## PROBLEM TO SOLVE
Reproduce, please, only the lines from the first line below to the line containing "minimum width=203pt, minimum", inclusive.

## DATASET EXCERPT
· · · ·

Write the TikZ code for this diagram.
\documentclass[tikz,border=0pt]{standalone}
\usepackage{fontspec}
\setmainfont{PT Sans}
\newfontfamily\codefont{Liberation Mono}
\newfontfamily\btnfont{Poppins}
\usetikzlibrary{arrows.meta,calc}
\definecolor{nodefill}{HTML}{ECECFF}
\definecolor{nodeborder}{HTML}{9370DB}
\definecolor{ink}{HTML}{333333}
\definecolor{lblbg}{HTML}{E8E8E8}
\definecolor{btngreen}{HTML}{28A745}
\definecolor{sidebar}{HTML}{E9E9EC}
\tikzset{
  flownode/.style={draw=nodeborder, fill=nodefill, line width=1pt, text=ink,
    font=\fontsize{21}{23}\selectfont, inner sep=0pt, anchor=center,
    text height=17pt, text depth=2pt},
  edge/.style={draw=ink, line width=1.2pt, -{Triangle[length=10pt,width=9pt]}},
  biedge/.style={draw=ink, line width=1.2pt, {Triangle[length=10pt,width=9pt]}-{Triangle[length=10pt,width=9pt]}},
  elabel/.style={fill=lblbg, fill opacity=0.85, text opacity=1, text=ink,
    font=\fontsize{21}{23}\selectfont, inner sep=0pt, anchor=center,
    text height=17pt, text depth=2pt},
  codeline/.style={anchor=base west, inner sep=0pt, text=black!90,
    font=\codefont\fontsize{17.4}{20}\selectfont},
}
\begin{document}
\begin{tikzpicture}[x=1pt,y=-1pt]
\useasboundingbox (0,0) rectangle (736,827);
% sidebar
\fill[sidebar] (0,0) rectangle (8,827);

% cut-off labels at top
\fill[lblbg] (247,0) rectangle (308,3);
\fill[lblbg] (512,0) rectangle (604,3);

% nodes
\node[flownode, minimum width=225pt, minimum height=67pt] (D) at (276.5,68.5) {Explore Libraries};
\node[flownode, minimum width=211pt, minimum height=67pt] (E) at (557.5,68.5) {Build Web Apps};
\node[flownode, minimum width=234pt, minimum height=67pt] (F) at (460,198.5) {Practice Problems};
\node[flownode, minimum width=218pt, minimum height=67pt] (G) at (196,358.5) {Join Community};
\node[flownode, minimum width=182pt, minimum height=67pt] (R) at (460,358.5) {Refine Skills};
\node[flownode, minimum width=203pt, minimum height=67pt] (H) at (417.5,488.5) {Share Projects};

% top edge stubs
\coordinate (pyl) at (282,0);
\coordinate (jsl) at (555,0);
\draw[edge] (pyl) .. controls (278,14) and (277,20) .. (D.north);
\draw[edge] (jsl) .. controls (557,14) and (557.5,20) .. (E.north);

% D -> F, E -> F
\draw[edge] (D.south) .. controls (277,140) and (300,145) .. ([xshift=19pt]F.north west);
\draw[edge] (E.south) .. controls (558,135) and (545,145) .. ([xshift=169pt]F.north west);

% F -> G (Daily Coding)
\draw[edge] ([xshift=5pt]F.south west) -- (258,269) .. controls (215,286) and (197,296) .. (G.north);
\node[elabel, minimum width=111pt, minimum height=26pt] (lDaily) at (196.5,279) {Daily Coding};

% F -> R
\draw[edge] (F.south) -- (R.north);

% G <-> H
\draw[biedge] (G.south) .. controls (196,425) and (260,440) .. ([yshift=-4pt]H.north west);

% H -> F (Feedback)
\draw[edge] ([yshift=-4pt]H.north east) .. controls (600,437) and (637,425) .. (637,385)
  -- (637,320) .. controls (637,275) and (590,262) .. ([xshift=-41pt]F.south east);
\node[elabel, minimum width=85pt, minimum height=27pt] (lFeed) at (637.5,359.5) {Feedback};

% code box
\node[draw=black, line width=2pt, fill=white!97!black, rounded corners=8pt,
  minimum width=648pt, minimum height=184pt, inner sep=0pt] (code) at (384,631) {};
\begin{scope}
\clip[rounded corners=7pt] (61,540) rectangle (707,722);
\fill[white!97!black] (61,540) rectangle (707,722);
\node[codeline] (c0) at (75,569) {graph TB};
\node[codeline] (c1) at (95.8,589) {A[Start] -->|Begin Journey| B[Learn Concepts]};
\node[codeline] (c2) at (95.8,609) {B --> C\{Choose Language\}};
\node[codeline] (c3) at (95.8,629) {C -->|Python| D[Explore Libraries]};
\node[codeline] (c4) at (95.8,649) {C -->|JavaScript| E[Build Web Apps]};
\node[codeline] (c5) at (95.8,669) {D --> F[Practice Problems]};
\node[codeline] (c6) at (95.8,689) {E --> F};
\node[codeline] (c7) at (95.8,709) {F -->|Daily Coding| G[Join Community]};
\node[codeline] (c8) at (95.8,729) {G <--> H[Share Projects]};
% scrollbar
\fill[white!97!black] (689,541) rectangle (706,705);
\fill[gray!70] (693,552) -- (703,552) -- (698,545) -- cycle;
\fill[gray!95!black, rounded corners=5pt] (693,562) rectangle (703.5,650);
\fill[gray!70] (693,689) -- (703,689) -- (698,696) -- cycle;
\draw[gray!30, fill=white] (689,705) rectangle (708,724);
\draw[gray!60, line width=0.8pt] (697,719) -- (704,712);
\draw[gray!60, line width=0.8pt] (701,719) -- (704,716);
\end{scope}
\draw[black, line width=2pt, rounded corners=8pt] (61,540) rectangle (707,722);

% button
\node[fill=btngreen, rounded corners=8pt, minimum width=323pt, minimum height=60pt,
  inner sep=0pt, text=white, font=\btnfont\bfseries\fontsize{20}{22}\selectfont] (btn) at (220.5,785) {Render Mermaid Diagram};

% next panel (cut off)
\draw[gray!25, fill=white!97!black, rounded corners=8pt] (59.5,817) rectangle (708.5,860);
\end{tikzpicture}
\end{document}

· · · ·

## COMPLETED EXERCISE
Write the TikZ code for this diagram.
\documentclass[tikz,border=0pt]{standalone}
\usepackage{fontspec}
\setmainfont{PT Sans}
\newfontfamily\codefont{Liberation Mono}
\newfontfamily\btnfont{Poppins}
\usetikzlibrary{arrows.meta,calc}
\definecolor{nodefill}{HTML}{ECECFF}
\definecolor{nodeborder}{HTML}{9370DB}
\definecolor{ink}{HTML}{333333}
\definecolor{lblbg}{HTML}{E8E8E8}
\definecolor{btngreen}{HTML}{28A745}
\definecolor{sidebar}{HTML}{E9E9EC}
\tikzset{
  flownode/.style={draw=nodeborder, fill=nodefill, line width=1pt, text=ink,
    font=\fontsize{21}{23}\selectfont, inner sep=0pt, anchor=center,
    text height=17pt, text depth=2pt},
  edge/.style={draw=ink, line width=1.2pt, -{Triangle[length=10pt,width=9pt]}},
  biedge/.style={draw=ink, line width=1.2pt, {Triangle[length=10pt,width=9pt]}-{Triangle[length=10pt,width=9pt]}},
  elabel/.style={fill=lblbg, fill opacity=0.85, text opacity=1, text=ink,
    font=\fontsize{21}{23}\selectfont, inner sep=0pt, anchor=center,
    text height=17pt, text depth=2pt},
  codeline/.style={anchor=base west, inner sep=0pt, text=black!90,
    font=\codefont\fontsize{17.4}{20}\selectfont},
}
\begin{document}
\begin{tikzpicture}[x=1pt,y=-1pt]
\useasboundingbox (0,0) rectangle (736,827);
% sidebar
\fill[sidebar] (0,0) rectangle (8,827);

% cut-off labels at top
\fill[lblbg] (247,0) rectangle (308,3);
\fill[lblbg] (512,0) rectangle (604,3);

% nodes
\node[flownode, minimum width=225pt, minimum height=67pt] (D) at (276.5,68.5) {Explore Libraries};
\node[flownode, minimum width=211pt, minimum height=67pt] (E) at (557.5,68.5) {Build Web Apps};
\node[flownode, minimum width=234pt, minimum height=67pt] (F) at (460,198.5) {Practice Problems};
\node[flownode, minimum width=218pt, minimum height=67pt] (G) at (196,358.5) {Join Community};
\node[flownode, minimum width=182pt, minimum height=67pt] (R) at (460,358.5) {Refine Skills};
\node[flownode, minimum width=203pt, minimum height=67pt] (H) at (417.5,488.5) {Share Projects};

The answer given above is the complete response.